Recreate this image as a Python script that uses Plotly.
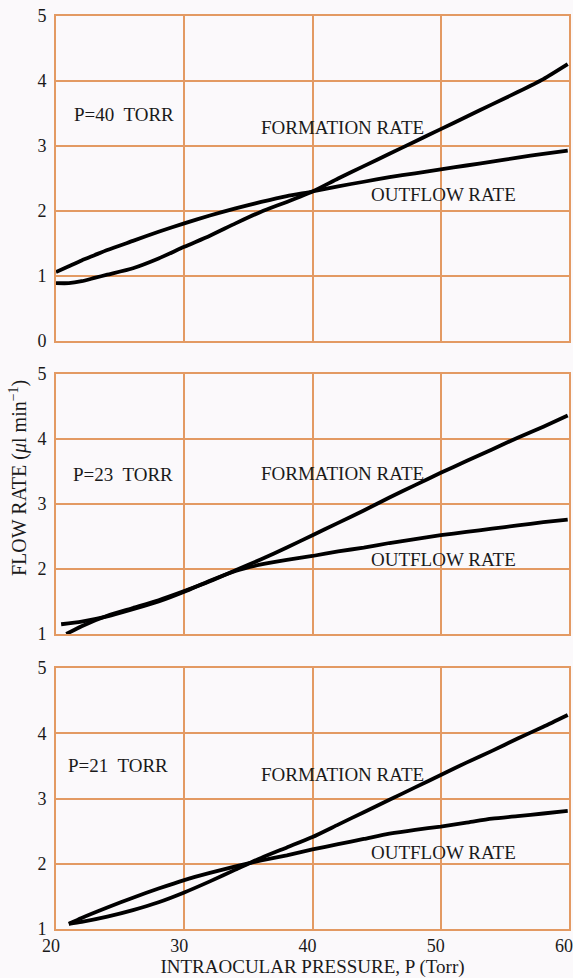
import plotly.graph_objects as go

# ---------------- data ----------------
pressure_40 = [20, 21, 22, 23, 24, 26, 28, 30, 32, 34, 36, 38, 40, 42, 44, 46, 48, 50, 52, 54, 56, 58, 59.9]
formation_40 = [0.89, 0.89, 0.92, 0.97, 1.02, 1.12, 1.27, 1.45, 1.62, 1.81, 1.99, 2.14, 2.30, 2.50, 2.69, 2.88, 3.07, 3.26, 3.45, 3.64, 3.83, 4.03, 4.26]
outflow_40 = [1.06, 1.15, 1.24, 1.32, 1.40, 1.54, 1.68, 1.81, 1.93, 2.04, 2.14, 2.23, 2.30, 2.38, 2.45, 2.52, 2.58, 2.64, 2.70, 2.76, 2.82, 2.88, 2.93]

pressure_23_f = [20.8, 22, 24, 26, 28, 30, 32, 34, 36, 38, 40, 42, 44, 46, 48, 50, 52, 54, 56, 58, 59.9]
formation_23 = [1.00, 1.12, 1.28, 1.40, 1.52, 1.66, 1.81, 1.98, 2.15, 2.33, 2.52, 2.71, 2.90, 3.10, 3.29, 3.48, 3.66, 3.84, 4.02, 4.19, 4.36]
pressure_23_o = [20.4, 22, 24, 26, 28, 30, 32, 34, 36, 38, 40, 42, 44, 46, 48, 50, 52, 54, 56, 58, 59.9]
outflow_23 = [1.15, 1.19, 1.27, 1.38, 1.50, 1.65, 1.82, 1.97, 2.07, 2.14, 2.20, 2.27, 2.33, 2.40, 2.46, 2.52, 2.57, 2.62, 2.67, 2.72, 2.76]

pressure_21 = [21, 22, 24, 26, 28, 30, 32, 34, 36, 38, 40, 42, 44, 46, 48, 50, 52, 54, 56, 58, 59.9]
formation_21 = [1.08, 1.11, 1.19, 1.29, 1.41, 1.56, 1.73, 1.91, 2.09, 2.25, 2.41, 2.60, 2.79, 2.98, 3.17, 3.36, 3.55, 3.73, 3.92, 4.10, 4.28]
outflow_21 = [1.08, 1.17, 1.33, 1.48, 1.62, 1.75, 1.86, 1.96, 2.05, 2.13, 2.22, 2.30, 2.38, 2.46, 2.52, 2.57, 2.63, 2.69, 2.73, 2.77, 2.81]

x_ticks = [20, 30, 40, 50, 60]
y_ticks_top = [0, 1, 2, 3, 4, 5]
y_ticks_low = [1, 2, 3, 4, 5]
panel_labels = ["P=40&nbsp; TORR", "P=23&nbsp; TORR", "P=21&nbsp; TORR"]

# ---------------- style ----------------
FONT = "Liberation Serif, Times New Roman, serif"
GRID = "#E39A63"
BG = "#FBF9FB"
TXT = "#1a1a1a"
H = 978
L_MARGIN, R_MARGIN = 56, 4
PLOT_W = 573 - L_MARGIN - R_MARGIN

def py(pix):
    return 1 - pix / H

fig = go.Figure()
line_style = dict(color="black", width=3.8, shape="spline", smoothing=0.6)

panels = [
    (pressure_40, formation_40, pressure_40, outflow_40, "x", "y"),
    (pressure_23_f, formation_23, pressure_23_o, outflow_23, "x2", "y2"),
    (pressure_21, formation_21, pressure_21, outflow_21, "x3", "y3"),
]
for pf, f, po, o, xa, ya in panels:
    fig.add_trace(go.Scatter(x=pf, y=f, mode="lines", line=line_style, xaxis=xa, yaxis=ya,
                             showlegend=False, name="Formation rate"))
    fig.add_trace(go.Scatter(x=po, y=o, mode="lines", line=line_style, xaxis=xa, yaxis=ya,
                             showlegend=False, name="Outflow rate"))

xcommon = dict(range=[20, 60], tickvals=x_ticks, showgrid=True,
               gridcolor=GRID, gridwidth=1.6,
               showline=True, linecolor=GRID, linewidth=1.6, mirror=True, zeroline=False,
               ticks="", tickfont=dict(family=FONT, size=18, color=TXT))
ycommon = dict(showgrid=True, gridcolor=GRID, gridwidth=1.6, showline=True, linecolor=GRID,
               linewidth=1.6, mirror=True, zeroline=False, ticks="", ticklabelstandoff=4,
               tickfont=dict(family=FONT, size=18, color=TXT))

domains = [(341, 16), (634, 374), (929, 668)]

fig.update_layout(
    width=573, height=H,
    margin=dict(l=L_MARGIN, r=R_MARGIN, t=0, b=0, autoexpand=False),
    paper_bgcolor=BG, plot_bgcolor=BG,
    xaxis=dict(**xcommon, anchor="y", showticklabels=False),
    xaxis2=dict(**xcommon, anchor="y2", showticklabels=False),
    xaxis3=dict(**xcommon, anchor="y3", showticklabels=True, ticklabelshift=-5,
                ticklabelstandoff=0, ticklabeloverflow="allow",
                title=dict(text="INTRAOCULAR PRESSURE, P (Torr)",
                           font=dict(family=FONT, size=19, color=TXT), standoff=2)),
    yaxis=dict(**ycommon, range=[0, 5], tickvals=y_ticks_top, anchor="x",
               domain=[py(domains[0][0]), py(domains[0][1])]),
    yaxis2=dict(**ycommon, range=[1, 5], tickvals=y_ticks_low, anchor="x2",
                domain=[py(domains[1][0]), py(domains[1][1])]),
    yaxis3=dict(**ycommon, range=[1, 5], tickvals=y_ticks_low, anchor="x3",
                domain=[py(domains[2][0]), py(domains[2][1])]),
)

# text labels inside panels (positions in data coordinates)
label_font = dict(family=FONT, size=19, color=TXT)
label_pos = [
    # (axes, panel label x, panel label y, formation label y, outflow label y)
    ("x", "y", 25.3, 3.48, 3.29, 2.26),
    ("x2", "y2", 25.2, 3.45, 3.47, 2.15),
    ("x3", "y3", 24.8, 3.5, 3.37, 2.17),
]
for i, (xa, ya, lx, ly, fy, oy) in enumerate(label_pos):
    fig.add_annotation(x=lx, y=ly, xref=xa, yref=ya, text=panel_labels[i], showarrow=False,
                       font=label_font)
    fig.add_annotation(x=42.3, y=fy, xref=xa, yref=ya, text="FORMATION RATE", showarrow=False,
                       font=label_font)
    fig.add_annotation(x=50.2, y=oy, xref=xa, yref=ya, text="OUTFLOW RATE", showarrow=False,
                       font=label_font)

fig.add_annotation(x=(18 - L_MARGIN) / PLOT_W, y=py(478), xref="paper", yref="paper",
                   xanchor="center", yanchor="middle",
                   text="FLOW RATE (<i>μ</i>l min<sup>−1</sup>)", textangle=-90,
                   showarrow=False, font=dict(family=FONT, size=20, color=TXT))

fig.write_html("out.html", config={"displayModeBar": False},
               post_script="document.body.style.margin='0';")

» **GIVEN REQUEST**:
Transcribe all the lines above exactly, apart from the pictures.

» **RESPONSE TO THIS EXERCISE**:
Recreate this image as a Python script that uses Plotly.
import plotly.graph_objects as go

# ---------------- data ----------------
pressure_40 = [20, 21, 22, 23, 24, 26, 28, 30, 32, 34, 36, 38, 40, 42, 44, 46, 48, 50, 52, 54, 56, 58, 59.9]
formation_40 = [0.89, 0.89, 0.92, 0.97, 1.02, 1.12, 1.27, 1.45, 1.62, 1.81, 1.99, 2.14, 2.30, 2.50, 2.69, 2.88, 3.07, 3.26, 3.45, 3.64, 3.83, 4.03, 4.26]
outflow_40 = [1.06, 1.15, 1.24, 1.32, 1.40, 1.54, 1.68, 1.81, 1.93, 2.04, 2.14, 2.23, 2.30, 2.38, 2.45, 2.52, 2.58, 2.64, 2.70, 2.76, 2.82, 2.88, 2.93]

pressure_23_f = [20.8, 22, 24, 26, 28, 30, 32, 34, 36, 38, 40, 42, 44, 46, 48, 50, 52, 54, 56, 58, 59.9]
formation_23 = [1.00, 1.12, 1.28, 1.40, 1.52, 1.66, 1.81, 1.98, 2.15, 2.33, 2.52, 2.71, 2.90, 3.10, 3.29, 3.48, 3.66, 3.84, 4.02, 4.19, 4.36]
pressure_23_o = [20.4, 22, 24, 26, 28, 30, 32, 34, 36, 38, 40, 42, 44, 46, 48, 50, 52, 54, 56, 58, 59.9]
outflow_23 = [1.15, 1.19, 1.27, 1.38, 1.50, 1.65, 1.82, 1.97, 2.07, 2.14, 2.20, 2.27, 2.33, 2.40, 2.46, 2.52, 2.57, 2.62, 2.67, 2.72, 2.76]

pressure_21 = [21, 22, 24, 26, 28, 30, 32, 34, 36, 38, 40, 42, 44, 46, 48, 50, 52, 54, 56, 58, 59.9]
formation_21 = [1.08, 1.11, 1.19, 1.29, 1.41, 1.56, 1.73, 1.91, 2.09, 2.25, 2.41, 2.60, 2.79, 2.98, 3.17, 3.36, 3.55, 3.73, 3.92, 4.10, 4.28]
outflow_21 = [1.08, 1.17, 1.33, 1.48, 1.62, 1.75, 1.86, 1.96, 2.05, 2.13, 2.22, 2.30, 2.38, 2.46, 2.52, 2.57, 2.63, 2.69, 2.73, 2.77, 2.81]

x_ticks = [20, 30, 40, 50, 60]
y_ticks_top = [0, 1, 2, 3, 4, 5]
y_ticks_low = [1, 2, 3, 4, 5]
panel_labels = ["P=40&nbsp; TORR", "P=23&nbsp; TORR", "P=21&nbsp; TORR"]

# ---------------- style ----------------
FONT = "Liberation Serif, Times New Roman, serif"
GRID = "#E39A63"
BG = "#FBF9FB"
TXT = "#1a1a1a"
H = 978
L_MARGIN, R_MARGIN = 56, 4
PLOT_W = 573 - L_MARGIN - R_MARGIN

def py(pix):
    return 1 - pix / H

fig = go.Figure()
line_style = dict(color="black", width=3.8, shape="spline", smoothing=0.6)

panels = [
    (pressure_40, formation_40, pressure_40, outflow_40, "x", "y"),
    (pressure_23_f, formation_23, pressure_23_o, outflow_23, "x2", "y2"),
    (pressure_21, formation_21, pressure_21, outflow_21, "x3", "y3"),
]
for pf, f, po, o, xa, ya in panels:
    fig.add_trace(go.Scatter(x=pf, y=f, mode="lines", line=line_style, xaxis=xa, yaxis=ya,
                             showlegend=False, name="Formation rate"))
    fig.add_trace(go.Scatter(x=po, y=o, mode="lines", line=line_style, xaxis=xa, yaxis=ya,
                             showlegend=False, name="Outflow rate"))

xcommon = dict(range=[20, 60], tickvals=x_ticks, showgrid=True,
               gridcolor=GRID, gridwidth=1.6,
               showline=True, linecolor=GRID, linewidth=1.6, mirror=True, zeroline=False,
               ticks="", tickfont=dict(family=FONT, size=18, color=TXT))
ycommon = dict(showgrid=True, gridcolor=GRID, gridwidth=1.6, showline=True, linecolor=GRID,
               linewidth=1.6, mirror=True, zeroline=False, ticks="", ticklabelstandoff=4,
               tickfont=dict(family=FONT, size=18, color=TXT))

domains = [(341, 16), (634, 374), (929, 668)]

fig.update_layout(
    width=573, height=H,
    margin=dict(l=L_MARGIN, r=R_MARGIN, t=0, b=0, autoexpand=False),
    paper_bgcolor=BG, plot_bgcolor=BG,
    xaxis=dict(**xcommon, anchor="y", showticklabels=False),
    xaxis2=dict(**xcommon, anchor="y2", showticklabels=False),
    xaxis3=dict(**xcommon, anchor="y3", showticklabels=True, ticklabelshift=-5,
                ticklabelstandoff=0, ticklabeloverflow="allow",
                title=dict(text="INTRAOCULAR PRESSURE, P (Torr)",
                           font=dict(family=FONT, size=19, color=TXT), standoff=2)),
    yaxis=dict(**ycommon, range=[0, 5], tickvals=y_ticks_top, anchor="x",
               domain=[py(domains[0][0]), py(domains[0][1])]),
    yaxis2=dict(**ycommon, range=[1, 5], tickvals=y_ticks_low, anchor="x2",
                domain=[py(domains[1][0]), py(domains[1][1])]),
    yaxis3=dict(**ycommon, range=[1, 5], tickvals=y_ticks_low, anchor="x3",
                domain=[py(domains[2][0]), py(domains[2][1])]),
)

# text labels inside panels (positions in data coordinates)
label_font = dict(family=FONT, size=19, color=TXT)
label_pos = [
    # (axes, panel label x, panel label y, formation label y, outflow label y)
    ("x", "y", 25.3, 3.48, 3.29, 2.26),
    ("x2", "y2", 25.2, 3.45, 3.47, 2.15),
    ("x3", "y3", 24.8, 3.5, 3.37, 2.17),
]
for i, (xa, ya, lx, ly, fy, oy) in enumerate(label_pos):
    fig.add_annotation(x=lx, y=ly, xref=xa, yref=ya, text=panel_labels[i], showarrow=False,
                       font=label_font)
    fig.add_annotation(x=42.3, y=fy, xref=xa, yref=ya, text="FORMATION RATE", showarrow=False,
                       font=label_font)
    fig.add_annotation(x=50.2, y=oy, xref=xa, yref=ya, text="OUTFLOW RATE", showarrow=False,
                       font=label_font)

fig.add_annotation(x=(18 - L_MARGIN) / PLOT_W, y=py(478), xref="paper", yref="paper",
                   xanchor="center", yanchor="middle",
                   text="FLOW RATE (<i>μ</i>l min<sup>−1</sup>)", textangle=-90,
                   showarrow=False, font=dict(family=FONT, size=20, color=TXT))

fig.write_html("out.html", config={"displayModeBar": False},
               post_script="document.body.style.margin='0';")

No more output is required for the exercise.